The hurtfulness of value judgement comes when we demand to be listened to, when we think the rightness of our cause gives us the right to make demands. People won’t admire our stand or want to be like us if we look pushy.

For most people ‘our cause’ is not their priority; they might believe there are other more important things to consider. Of course, from our viewpoint ‘they’ are wrong. But in their own viewpoint they’re right.

All vegans want change, but it’s big change, ‘animal-liberating-change, and we want it soon. We refuse to accept that there are huge forces against us, swaying people’s minds. Swift change may not be imminent. In regard to Animal Rights, ‘enlightenment’ may not happen any time soon.

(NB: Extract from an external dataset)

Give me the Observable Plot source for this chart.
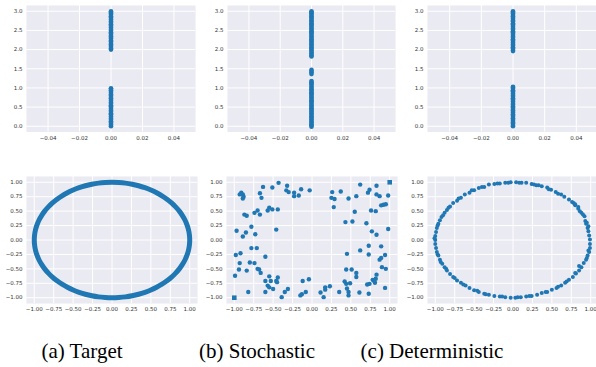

Perhaps that’s why we’re sometimes tempted to say, “To hell with it, let’s just make war on the carnivores and have done with it”. But this devil-may-care approach is not appropriate. Diets are changing anyway, plant-based foods are becoming known as ‘safe foods’, as probably most adults agree, in theory. We probably have a much bigger audience of potential listeners than we realise, if not quite as full-on as we’d like. Omnivores might be warming to the idea, even interested in what we’ve got to say, even attracted, but that doesn’t mean they want to join the ‘vegan club’.

For most, who are curious, it isn’t yet a fully fledged conviction. The gulf between the mindless omnivore and the enlightened vegan is huge. How big the middle ground is no one knows, but it’s likely that, at present, most omnivores would prefer we weren’t around to pester them.

Vegans may be ‘on the nose’ to omnivores. But things are changing, and we should be seen as forerunners, optimists and resource people. We should be sitting on the sunny side of the hill rather than the dark side. We should be an access point for an attractive lifestyle and an attractive attitude.

Ultimately, attraction draws people in to see what’s on offer and to hear what’s being said.

Vegans may have two aims, to draw people to our view and to keep out of their way at the same time, staying down wind of their lunchtime ‘cremations’. Let’s be with them, but not too close to them!